Military service is still doing that, just on a smaller scale, that’s continuing to dwindle.
THE CONTRACT WAR
In Afghanistan and Iraq, our military’s growing and, in my view, detrimental and diminishing-return dependence on contractors to do what trained soldiers can do and have always done became abundantly clear. Haliburton, KBR, DynCorp, Blackwater Worldwide Xe Academi, and others were the answer, and they all represent one thing: the business of warfare. And business, unfortunately, has been very good.
Proponents may argue that contracted cooks, maintenance, logistics, and security represent good people serving the nation in their own way. They may very well be good people, but, no, it’s not service, not unless we want to water-down that term and squeeze every drop of meaning from it. It’s like equating service in the military to land speculation and real estate investment. It’s a capital venture. Not sacrifice.
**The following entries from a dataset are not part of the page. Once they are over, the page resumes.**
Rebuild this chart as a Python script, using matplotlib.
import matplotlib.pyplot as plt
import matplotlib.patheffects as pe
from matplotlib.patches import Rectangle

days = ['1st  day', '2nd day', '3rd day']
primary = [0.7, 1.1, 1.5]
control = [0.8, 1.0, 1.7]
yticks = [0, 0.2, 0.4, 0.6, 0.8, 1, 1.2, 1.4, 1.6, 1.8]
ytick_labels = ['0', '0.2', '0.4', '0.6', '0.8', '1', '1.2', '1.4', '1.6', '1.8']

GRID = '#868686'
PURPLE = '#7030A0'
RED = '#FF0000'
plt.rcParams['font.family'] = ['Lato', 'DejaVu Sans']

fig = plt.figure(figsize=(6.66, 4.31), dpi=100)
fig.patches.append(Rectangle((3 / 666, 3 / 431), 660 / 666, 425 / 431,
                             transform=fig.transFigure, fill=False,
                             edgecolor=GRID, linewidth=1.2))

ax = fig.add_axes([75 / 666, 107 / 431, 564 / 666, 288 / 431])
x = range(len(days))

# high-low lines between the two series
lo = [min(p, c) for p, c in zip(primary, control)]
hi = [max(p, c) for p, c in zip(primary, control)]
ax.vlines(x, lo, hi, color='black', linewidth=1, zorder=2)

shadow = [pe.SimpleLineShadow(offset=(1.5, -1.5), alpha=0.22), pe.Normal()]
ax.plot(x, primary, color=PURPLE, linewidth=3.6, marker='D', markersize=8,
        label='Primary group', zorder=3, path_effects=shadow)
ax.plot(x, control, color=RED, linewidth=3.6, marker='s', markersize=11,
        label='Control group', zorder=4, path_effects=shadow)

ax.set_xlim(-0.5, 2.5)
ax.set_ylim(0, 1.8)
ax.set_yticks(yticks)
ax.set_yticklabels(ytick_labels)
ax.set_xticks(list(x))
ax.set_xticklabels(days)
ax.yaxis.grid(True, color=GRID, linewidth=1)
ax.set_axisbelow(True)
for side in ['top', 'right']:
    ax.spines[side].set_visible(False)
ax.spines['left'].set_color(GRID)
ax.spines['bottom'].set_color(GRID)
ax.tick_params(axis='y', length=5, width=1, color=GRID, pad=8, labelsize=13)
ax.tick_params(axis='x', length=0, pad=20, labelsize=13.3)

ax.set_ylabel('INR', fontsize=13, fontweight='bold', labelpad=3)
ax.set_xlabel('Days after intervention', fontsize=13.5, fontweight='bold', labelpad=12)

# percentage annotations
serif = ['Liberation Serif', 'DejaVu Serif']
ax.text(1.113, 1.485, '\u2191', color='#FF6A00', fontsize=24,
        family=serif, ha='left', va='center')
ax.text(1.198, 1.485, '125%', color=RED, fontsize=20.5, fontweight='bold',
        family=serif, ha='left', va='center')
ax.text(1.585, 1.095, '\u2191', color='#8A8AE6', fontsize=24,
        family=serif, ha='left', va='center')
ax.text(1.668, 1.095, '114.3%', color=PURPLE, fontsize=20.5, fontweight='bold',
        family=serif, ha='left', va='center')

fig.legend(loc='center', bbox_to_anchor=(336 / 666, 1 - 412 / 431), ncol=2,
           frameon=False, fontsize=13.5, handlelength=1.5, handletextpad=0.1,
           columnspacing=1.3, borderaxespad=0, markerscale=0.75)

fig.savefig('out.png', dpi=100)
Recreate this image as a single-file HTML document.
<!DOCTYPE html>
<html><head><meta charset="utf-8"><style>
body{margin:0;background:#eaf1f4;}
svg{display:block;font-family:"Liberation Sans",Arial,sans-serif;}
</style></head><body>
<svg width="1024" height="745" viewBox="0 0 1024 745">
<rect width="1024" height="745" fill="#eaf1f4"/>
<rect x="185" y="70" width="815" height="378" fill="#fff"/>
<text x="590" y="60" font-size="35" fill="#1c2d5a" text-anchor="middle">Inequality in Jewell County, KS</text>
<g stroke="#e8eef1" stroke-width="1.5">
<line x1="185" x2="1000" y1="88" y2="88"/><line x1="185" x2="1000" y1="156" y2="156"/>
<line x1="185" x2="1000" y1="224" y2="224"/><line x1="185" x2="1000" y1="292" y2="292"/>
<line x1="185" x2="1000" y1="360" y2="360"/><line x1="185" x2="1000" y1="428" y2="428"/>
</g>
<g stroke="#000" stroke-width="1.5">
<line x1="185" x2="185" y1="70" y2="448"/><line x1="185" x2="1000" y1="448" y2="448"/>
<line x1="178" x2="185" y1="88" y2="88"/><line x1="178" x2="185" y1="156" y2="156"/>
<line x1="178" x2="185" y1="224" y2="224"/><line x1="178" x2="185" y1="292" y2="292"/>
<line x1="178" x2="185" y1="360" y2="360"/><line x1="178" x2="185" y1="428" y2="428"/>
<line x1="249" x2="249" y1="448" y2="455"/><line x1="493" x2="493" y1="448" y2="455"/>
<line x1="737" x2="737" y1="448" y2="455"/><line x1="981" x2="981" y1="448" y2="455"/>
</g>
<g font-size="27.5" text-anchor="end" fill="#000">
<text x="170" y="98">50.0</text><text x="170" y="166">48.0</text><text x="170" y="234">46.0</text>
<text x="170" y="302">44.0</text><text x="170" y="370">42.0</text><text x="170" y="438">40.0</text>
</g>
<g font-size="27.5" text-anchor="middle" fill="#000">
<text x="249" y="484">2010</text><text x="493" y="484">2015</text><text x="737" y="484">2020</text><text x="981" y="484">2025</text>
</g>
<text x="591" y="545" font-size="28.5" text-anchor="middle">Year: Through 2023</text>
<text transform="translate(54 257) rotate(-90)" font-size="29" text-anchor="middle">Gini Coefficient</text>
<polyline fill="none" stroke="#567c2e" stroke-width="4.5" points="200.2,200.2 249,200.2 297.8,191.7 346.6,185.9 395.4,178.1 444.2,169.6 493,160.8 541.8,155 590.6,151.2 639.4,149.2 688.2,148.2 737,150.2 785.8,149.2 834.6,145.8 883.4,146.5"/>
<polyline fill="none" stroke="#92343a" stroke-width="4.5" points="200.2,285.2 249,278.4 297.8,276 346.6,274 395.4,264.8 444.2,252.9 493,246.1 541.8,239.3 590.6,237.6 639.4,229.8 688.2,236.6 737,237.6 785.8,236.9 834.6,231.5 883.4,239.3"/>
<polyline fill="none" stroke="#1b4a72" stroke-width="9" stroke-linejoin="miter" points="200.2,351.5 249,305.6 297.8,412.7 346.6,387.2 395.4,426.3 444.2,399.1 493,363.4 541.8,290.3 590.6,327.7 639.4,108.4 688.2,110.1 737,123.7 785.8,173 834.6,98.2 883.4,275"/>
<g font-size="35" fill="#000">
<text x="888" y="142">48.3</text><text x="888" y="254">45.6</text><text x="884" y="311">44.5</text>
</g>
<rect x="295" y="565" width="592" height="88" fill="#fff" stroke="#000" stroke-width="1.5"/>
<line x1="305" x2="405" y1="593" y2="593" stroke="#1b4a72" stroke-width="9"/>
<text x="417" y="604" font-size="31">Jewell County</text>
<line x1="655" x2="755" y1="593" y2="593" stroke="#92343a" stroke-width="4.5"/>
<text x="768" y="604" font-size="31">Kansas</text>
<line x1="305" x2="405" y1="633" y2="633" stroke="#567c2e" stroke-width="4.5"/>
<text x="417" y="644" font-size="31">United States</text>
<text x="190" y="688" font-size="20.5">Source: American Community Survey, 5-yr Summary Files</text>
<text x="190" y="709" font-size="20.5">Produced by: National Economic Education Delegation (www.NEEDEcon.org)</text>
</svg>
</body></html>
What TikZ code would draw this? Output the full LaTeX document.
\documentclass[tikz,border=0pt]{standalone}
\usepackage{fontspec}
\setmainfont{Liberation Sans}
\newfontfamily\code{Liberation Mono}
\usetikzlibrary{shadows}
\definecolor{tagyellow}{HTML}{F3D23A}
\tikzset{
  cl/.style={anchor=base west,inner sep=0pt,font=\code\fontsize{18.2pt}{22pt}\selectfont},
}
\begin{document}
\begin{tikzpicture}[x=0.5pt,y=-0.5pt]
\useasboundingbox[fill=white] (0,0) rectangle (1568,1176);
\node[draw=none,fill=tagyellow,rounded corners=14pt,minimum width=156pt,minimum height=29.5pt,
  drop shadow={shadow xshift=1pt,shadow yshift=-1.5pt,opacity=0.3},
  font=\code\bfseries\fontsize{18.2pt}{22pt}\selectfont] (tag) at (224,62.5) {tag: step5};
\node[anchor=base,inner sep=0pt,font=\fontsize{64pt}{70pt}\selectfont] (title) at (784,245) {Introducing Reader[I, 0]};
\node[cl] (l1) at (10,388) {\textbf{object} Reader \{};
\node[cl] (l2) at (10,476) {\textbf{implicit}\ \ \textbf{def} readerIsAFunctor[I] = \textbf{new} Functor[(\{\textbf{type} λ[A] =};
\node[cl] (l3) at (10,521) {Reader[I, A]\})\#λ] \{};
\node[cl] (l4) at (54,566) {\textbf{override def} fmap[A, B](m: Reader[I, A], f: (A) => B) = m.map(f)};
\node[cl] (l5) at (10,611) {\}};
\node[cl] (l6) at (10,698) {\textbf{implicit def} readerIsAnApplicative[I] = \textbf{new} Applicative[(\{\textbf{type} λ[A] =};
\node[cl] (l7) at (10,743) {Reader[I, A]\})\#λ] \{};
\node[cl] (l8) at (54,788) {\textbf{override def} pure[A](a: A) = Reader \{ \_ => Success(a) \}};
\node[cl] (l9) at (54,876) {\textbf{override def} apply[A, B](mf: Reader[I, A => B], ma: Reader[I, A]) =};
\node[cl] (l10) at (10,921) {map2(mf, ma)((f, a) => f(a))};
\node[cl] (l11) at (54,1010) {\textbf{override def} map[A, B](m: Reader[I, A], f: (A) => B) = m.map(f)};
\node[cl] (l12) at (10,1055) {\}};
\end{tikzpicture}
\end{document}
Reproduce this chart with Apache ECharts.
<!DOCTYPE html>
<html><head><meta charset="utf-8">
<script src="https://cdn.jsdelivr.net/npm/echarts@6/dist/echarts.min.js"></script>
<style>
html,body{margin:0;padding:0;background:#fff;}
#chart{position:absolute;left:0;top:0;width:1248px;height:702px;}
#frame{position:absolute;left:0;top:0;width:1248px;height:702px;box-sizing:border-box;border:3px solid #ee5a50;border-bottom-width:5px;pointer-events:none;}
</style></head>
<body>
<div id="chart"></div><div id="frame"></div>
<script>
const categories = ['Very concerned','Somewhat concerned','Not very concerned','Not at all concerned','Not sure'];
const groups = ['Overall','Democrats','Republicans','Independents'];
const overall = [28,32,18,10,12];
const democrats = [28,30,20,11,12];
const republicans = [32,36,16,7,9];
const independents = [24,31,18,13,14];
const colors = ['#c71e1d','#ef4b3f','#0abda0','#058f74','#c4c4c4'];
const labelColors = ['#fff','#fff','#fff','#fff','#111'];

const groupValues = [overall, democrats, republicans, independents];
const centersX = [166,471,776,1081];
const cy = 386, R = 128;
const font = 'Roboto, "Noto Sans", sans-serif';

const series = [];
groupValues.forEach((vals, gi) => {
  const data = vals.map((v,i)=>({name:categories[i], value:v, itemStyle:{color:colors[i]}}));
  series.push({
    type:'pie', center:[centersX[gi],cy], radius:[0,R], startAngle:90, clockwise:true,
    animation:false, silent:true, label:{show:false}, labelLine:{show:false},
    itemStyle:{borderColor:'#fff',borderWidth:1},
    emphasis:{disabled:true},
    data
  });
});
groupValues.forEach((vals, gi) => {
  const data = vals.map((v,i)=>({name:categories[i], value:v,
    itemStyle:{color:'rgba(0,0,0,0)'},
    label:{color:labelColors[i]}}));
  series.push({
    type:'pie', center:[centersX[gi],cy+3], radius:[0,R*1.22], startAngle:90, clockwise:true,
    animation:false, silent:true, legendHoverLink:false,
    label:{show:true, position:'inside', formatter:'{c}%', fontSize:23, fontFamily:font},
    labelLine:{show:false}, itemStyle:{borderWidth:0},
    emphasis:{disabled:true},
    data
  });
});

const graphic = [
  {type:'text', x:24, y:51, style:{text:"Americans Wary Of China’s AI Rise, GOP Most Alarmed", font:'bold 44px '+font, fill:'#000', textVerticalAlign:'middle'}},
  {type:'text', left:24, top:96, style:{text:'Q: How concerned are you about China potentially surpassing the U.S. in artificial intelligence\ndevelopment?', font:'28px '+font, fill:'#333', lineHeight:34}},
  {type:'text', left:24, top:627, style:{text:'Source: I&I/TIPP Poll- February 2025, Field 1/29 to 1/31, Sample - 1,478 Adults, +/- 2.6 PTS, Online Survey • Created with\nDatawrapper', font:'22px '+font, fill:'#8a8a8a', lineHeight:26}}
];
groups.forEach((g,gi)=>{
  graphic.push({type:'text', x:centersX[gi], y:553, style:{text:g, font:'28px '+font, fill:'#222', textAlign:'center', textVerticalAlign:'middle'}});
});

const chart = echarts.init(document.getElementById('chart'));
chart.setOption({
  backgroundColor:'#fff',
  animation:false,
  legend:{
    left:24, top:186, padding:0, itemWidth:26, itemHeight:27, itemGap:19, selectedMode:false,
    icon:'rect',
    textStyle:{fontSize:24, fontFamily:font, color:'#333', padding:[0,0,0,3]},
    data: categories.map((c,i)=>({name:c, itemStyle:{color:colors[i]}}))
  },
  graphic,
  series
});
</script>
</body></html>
The nation doesn’t bear the burden of—and decision-makers choosing war don’t have to figure in—long-term care for contractors once the job’s done. Fixed cost. It’s all in the contract.
Local populations who work for industrial contractors—and become dependent on them—to provide chow to troops are doing it for the money, and the industrial contractors organizing them, are doing it for the money. Contracted security forces do it for the money, and they are not bound by the same values and laws as soldiers, and they are certainly not part of that team, as is often made abundantly clear.
They do it for one predominant reason: money. Put aside the rather simple—though some would want to make it complicated—question of morals and ethics and warfare and we’re left with a more practical problem: soldiers are losing expertise.
In “Spies-for-Hire Now at War in Syria,” The Daily Beast’s Kate Brannan reports that “Six3 Intelligence Solutions—a private intelligence company recently acquired by CACI International—won a $10 million no-bid Army contract to provide ‘intelligence analysis services.’” CACI acquired Six3 in late 2013, in what was hailed as the “Single Best Deal” of 2013. Now, thanks to DoD’s intelligence analyst shortfall and a reluctance to really commit with full force to the expanding war against ISIS, the deal is paying off, big-time. As Brannan reports, “At the time of the purchase, CACI CEO Ken Asbury said he thought Six3 would open up an additional $15 billion in contract opportunities. CACI has been providing the U.S. military contractor support for years, including interrogators assigned and working at Abu Ghraib prison at the time of the abuse scandal.”
And there you have it—the simple question of conflict between morals and ethics and the almighty dollar.
When war is not waged with a profit margin in mind, but, rather, with a candid and sober acknowledgment of the enormous, undeniable, and inexcusable short-term and long-term human costs—both figurative and fiscal—it makes a difference.